-- THE REQUEST --
Give all the lines below again, exactly, with no pictures.

-- GIVEN DATA --
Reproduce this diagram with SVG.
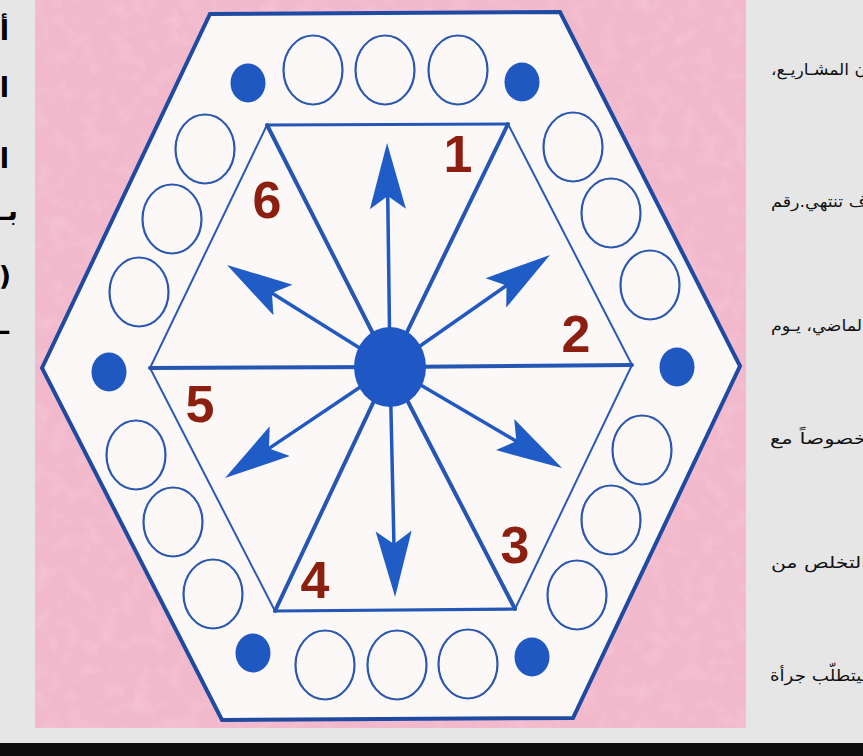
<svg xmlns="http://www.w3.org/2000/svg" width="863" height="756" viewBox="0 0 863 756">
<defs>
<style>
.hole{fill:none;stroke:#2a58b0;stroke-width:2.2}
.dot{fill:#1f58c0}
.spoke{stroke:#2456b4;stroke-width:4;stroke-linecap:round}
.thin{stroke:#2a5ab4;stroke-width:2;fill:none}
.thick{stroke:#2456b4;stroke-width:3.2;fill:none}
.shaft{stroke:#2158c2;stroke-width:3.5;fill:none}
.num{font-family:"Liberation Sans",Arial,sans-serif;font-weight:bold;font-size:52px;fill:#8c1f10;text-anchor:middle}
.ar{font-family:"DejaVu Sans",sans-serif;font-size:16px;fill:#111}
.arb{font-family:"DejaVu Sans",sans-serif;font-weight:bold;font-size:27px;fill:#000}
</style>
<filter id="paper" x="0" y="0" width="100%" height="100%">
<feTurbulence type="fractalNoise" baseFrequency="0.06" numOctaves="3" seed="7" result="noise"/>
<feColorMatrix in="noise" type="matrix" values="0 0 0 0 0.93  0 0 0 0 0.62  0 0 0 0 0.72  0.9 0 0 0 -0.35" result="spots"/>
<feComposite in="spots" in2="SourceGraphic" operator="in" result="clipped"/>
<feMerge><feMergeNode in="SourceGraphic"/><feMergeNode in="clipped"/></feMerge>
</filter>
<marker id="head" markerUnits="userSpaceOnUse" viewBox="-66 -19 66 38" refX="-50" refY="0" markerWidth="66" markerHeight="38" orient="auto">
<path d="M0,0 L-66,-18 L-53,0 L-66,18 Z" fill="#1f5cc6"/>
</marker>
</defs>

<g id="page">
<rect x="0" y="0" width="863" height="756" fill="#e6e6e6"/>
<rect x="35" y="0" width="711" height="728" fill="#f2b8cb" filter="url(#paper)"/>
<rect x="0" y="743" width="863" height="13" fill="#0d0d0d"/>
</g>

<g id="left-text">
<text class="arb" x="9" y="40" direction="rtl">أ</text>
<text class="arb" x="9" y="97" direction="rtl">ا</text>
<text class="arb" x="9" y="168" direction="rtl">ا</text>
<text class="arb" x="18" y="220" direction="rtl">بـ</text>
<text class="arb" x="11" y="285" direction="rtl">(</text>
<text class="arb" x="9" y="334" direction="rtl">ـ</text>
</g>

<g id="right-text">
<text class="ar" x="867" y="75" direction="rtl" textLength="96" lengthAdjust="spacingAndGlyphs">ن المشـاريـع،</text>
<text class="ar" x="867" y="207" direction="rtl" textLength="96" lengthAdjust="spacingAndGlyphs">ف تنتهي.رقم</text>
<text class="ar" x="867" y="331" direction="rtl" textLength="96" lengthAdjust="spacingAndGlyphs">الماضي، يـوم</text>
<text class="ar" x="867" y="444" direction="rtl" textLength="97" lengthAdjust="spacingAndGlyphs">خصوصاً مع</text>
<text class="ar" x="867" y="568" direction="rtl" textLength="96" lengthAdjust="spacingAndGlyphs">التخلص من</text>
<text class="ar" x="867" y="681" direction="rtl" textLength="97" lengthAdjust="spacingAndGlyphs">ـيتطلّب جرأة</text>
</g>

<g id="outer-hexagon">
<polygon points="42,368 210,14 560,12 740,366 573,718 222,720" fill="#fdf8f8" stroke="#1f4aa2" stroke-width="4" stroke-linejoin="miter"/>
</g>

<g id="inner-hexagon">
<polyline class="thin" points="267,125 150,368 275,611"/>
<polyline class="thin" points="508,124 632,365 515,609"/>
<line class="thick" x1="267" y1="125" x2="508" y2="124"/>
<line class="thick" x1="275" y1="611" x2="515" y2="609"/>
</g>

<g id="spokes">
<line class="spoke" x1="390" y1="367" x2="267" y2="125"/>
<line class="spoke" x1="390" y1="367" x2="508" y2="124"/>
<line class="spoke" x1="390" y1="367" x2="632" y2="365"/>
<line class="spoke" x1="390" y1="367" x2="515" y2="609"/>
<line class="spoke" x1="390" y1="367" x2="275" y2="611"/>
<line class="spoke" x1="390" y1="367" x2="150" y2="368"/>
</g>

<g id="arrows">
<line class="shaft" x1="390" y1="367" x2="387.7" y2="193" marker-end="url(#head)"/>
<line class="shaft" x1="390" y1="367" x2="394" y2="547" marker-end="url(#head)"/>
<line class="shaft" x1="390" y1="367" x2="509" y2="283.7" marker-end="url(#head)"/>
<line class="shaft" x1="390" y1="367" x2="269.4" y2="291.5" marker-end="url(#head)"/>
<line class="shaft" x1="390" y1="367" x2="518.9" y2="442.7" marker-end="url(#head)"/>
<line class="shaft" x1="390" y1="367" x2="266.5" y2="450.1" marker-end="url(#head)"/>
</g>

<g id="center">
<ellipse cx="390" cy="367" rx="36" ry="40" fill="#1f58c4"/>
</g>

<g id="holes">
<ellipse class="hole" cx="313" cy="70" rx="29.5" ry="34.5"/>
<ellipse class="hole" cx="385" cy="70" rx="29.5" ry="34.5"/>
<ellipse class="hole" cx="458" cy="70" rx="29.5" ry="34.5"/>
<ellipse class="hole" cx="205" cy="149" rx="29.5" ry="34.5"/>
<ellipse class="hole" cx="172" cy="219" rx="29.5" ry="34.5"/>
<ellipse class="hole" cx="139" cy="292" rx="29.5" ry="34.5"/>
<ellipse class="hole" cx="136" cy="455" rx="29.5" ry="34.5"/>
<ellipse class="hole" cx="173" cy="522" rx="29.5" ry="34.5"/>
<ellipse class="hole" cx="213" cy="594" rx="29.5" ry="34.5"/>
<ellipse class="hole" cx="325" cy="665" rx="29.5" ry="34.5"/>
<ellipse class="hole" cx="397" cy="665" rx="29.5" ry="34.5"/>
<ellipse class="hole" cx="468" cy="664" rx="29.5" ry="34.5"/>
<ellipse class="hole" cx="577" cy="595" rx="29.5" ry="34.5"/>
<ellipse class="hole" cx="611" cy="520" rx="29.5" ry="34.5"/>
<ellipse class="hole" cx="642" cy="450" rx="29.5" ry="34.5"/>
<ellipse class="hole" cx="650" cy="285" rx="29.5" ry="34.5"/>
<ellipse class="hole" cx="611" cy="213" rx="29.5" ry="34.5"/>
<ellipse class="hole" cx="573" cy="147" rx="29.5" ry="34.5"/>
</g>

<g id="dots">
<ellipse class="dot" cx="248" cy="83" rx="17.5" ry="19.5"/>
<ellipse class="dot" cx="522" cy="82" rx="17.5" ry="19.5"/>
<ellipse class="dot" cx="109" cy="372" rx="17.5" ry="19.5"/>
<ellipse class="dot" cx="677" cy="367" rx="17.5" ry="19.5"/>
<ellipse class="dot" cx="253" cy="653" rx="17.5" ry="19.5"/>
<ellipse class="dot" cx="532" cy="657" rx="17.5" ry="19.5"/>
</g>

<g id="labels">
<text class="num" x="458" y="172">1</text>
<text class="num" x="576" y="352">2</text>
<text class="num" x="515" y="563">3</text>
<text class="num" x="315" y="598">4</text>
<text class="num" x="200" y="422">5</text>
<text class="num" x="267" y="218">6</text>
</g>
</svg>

-- RESPONSE FOR THIS EXERCISE --
Reproduce this diagram with SVG.
<svg xmlns="http://www.w3.org/2000/svg" width="863" height="756" viewBox="0 0 863 756">
<defs>
<style>
.hole{fill:none;stroke:#2a58b0;stroke-width:2.2}
.dot{fill:#1f58c0}
.spoke{stroke:#2456b4;stroke-width:4;stroke-linecap:round}
.thin{stroke:#2a5ab4;stroke-width:2;fill:none}
.thick{stroke:#2456b4;stroke-width:3.2;fill:none}
.shaft{stroke:#2158c2;stroke-width:3.5;fill:none}
.num{font-family:"Liberation Sans",Arial,sans-serif;font-weight:bold;font-size:52px;fill:#8c1f10;text-anchor:middle}
.ar{font-family:"DejaVu Sans",sans-serif;font-size:16px;fill:#111}
.arb{font-family:"DejaVu Sans",sans-serif;font-weight:bold;font-size:27px;fill:#000}
</style>
<filter id="paper" x="0" y="0" width="100%" height="100%">
<feTurbulence type="fractalNoise" baseFrequency="0.06" numOctaves="3" seed="7" result="noise"/>
<feColorMatrix in="noise" type="matrix" values="0 0 0 0 0.93  0 0 0 0 0.62  0 0 0 0 0.72  0.9 0 0 0 -0.35" result="spots"/>
<feComposite in="spots" in2="SourceGraphic" operator="in" result="clipped"/>
<feMerge><feMergeNode in="SourceGraphic"/><feMergeNode in="clipped"/></feMerge>
</filter>
<marker id="head" markerUnits="userSpaceOnUse" viewBox="-66 -19 66 38" refX="-50" refY="0" markerWidth="66" markerHeight="38" orient="auto">
<path d="M0,0 L-66,-18 L-53,0 L-66,18 Z" fill="#1f5cc6"/>
</marker>
</defs>

<g id="page">
<rect x="0" y="0" width="863" height="756" fill="#e6e6e6"/>
<rect x="35" y="0" width="711" height="728" fill="#f2b8cb" filter="url(#paper)"/>
<rect x="0" y="743" width="863" height="13" fill="#0d0d0d"/>
</g>

<g id="left-text">
<text class="arb" x="9" y="40" direction="rtl">أ</text>
<text class="arb" x="9" y="97" direction="rtl">ا</text>
<text class="arb" x="9" y="168" direction="rtl">ا</text>
<text class="arb" x="18" y="220" direction="rtl">بـ</text>
<text class="arb" x="11" y="285" direction="rtl">(</text>
<text class="arb" x="9" y="334" direction="rtl">ـ</text>
</g>

<g id="right-text">
<text class="ar" x="867" y="75" direction="rtl" textLength="96" lengthAdjust="spacingAndGlyphs">ن المشـاريـع،</text>
<text class="ar" x="867" y="207" direction="rtl" textLength="96" lengthAdjust="spacingAndGlyphs">ف تنتهي.رقم</text>
<text class="ar" x="867" y="331" direction="rtl" textLength="96" lengthAdjust="spacingAndGlyphs">الماضي، يـوم</text>
<text class="ar" x="867" y="444" direction="rtl" textLength="97" lengthAdjust="spacingAndGlyphs">خصوصاً مع</text>
<text class="ar" x="867" y="568" direction="rtl" textLength="96" lengthAdjust="spacingAndGlyphs">التخلص من</text>
<text class="ar" x="867" y="681" direction="rtl" textLength="97" lengthAdjust="spacingAndGlyphs">ـيتطلّب جرأة</text>
</g>

<g id="outer-hexagon">
<polygon points="42,368 210,14 560,12 740,366 573,718 222,720" fill="#fdf8f8" stroke="#1f4aa2" stroke-width="4" stroke-linejoin="miter"/>
</g>

<g id="inner-hexagon">
<polyline class="thin" points="267,125 150,368 275,611"/>
<polyline class="thin" points="508,124 632,365 515,609"/>
<line class="thick" x1="267" y1="125" x2="508" y2="124"/>
<line class="thick" x1="275" y1="611" x2="515" y2="609"/>
</g>

<g id="spokes">
<line class="spoke" x1="390" y1="367" x2="267" y2="125"/>
<line class="spoke" x1="390" y1="367" x2="508" y2="124"/>
<line class="spoke" x1="390" y1="367" x2="632" y2="365"/>
<line class="spoke" x1="390" y1="367" x2="515" y2="609"/>
<line class="spoke" x1="390" y1="367" x2="275" y2="611"/>
<line class="spoke" x1="390" y1="367" x2="150" y2="368"/>
</g>

<g id="arrows">
<line class="shaft" x1="390" y1="367" x2="387.7" y2="193" marker-end="url(#head)"/>
<line class="shaft" x1="390" y1="367" x2="394" y2="547" marker-end="url(#head)"/>
<line class="shaft" x1="390" y1="367" x2="509" y2="283.7" marker-end="url(#head)"/>
<line class="shaft" x1="390" y1="367" x2="269.4" y2="291.5" marker-end="url(#head)"/>
<line class="shaft" x1="390" y1="367" x2="518.9" y2="442.7" marker-end="url(#head)"/>
<line class="shaft" x1="390" y1="367" x2="266.5" y2="450.1" marker-end="url(#head)"/>
</g>

<g id="center">
<ellipse cx="390" cy="367" rx="36" ry="40" fill="#1f58c4"/>
</g>

<g id="holes">
<ellipse class="hole" cx="313" cy="70" rx="29.5" ry="34.5"/>
<ellipse class="hole" cx="385" cy="70" rx="29.5" ry="34.5"/>
<ellipse class="hole" cx="458" cy="70" rx="29.5" ry="34.5"/>
<ellipse class="hole" cx="205" cy="149" rx="29.5" ry="34.5"/>
<ellipse class="hole" cx="172" cy="219" rx="29.5" ry="34.5"/>
<ellipse class="hole" cx="139" cy="292" rx="29.5" ry="34.5"/>
<ellipse class="hole" cx="136" cy="455" rx="29.5" ry="34.5"/>
<ellipse class="hole" cx="173" cy="522" rx="29.5" ry="34.5"/>
<ellipse class="hole" cx="213" cy="594" rx="29.5" ry="34.5"/>
<ellipse class="hole" cx="325" cy="665" rx="29.5" ry="34.5"/>
<ellipse class="hole" cx="397" cy="665" rx="29.5" ry="34.5"/>
<ellipse class="hole" cx="468" cy="664" rx="29.5" ry="34.5"/>
<ellipse class="hole" cx="577" cy="595" rx="29.5" ry="34.5"/>
<ellipse class="hole" cx="611" cy="520" rx="29.5" ry="34.5"/>
<ellipse class="hole" cx="642" cy="450" rx="29.5" ry="34.5"/>
<ellipse class="hole" cx="650" cy="285" rx="29.5" ry="34.5"/>
<ellipse class="hole" cx="611" cy="213" rx="29.5" ry="34.5"/>
<ellipse class="hole" cx="573" cy="147" rx="29.5" ry="34.5"/>
</g>

<g id="dots">
<ellipse class="dot" cx="248" cy="83" rx="17.5" ry="19.5"/>
<ellipse class="dot" cx="522" cy="82" rx="17.5" ry="19.5"/>
<ellipse class="dot" cx="109" cy="372" rx="17.5" ry="19.5"/>
<ellipse class="dot" cx="677" cy="367" rx="17.5" ry="19.5"/>
<ellipse class="dot" cx="253" cy="653" rx="17.5" ry="19.5"/>
<ellipse class="dot" cx="532" cy="657" rx="17.5" ry="19.5"/>
</g>

<g id="labels">
<text class="num" x="458" y="172">1</text>
<text class="num" x="576" y="352">2</text>
<text class="num" x="515" y="563">3</text>
<text class="num" x="315" y="598">4</text>
<text class="num" x="200" y="422">5</text>
<text class="num" x="267" y="218">6</text>
</g>
</svg>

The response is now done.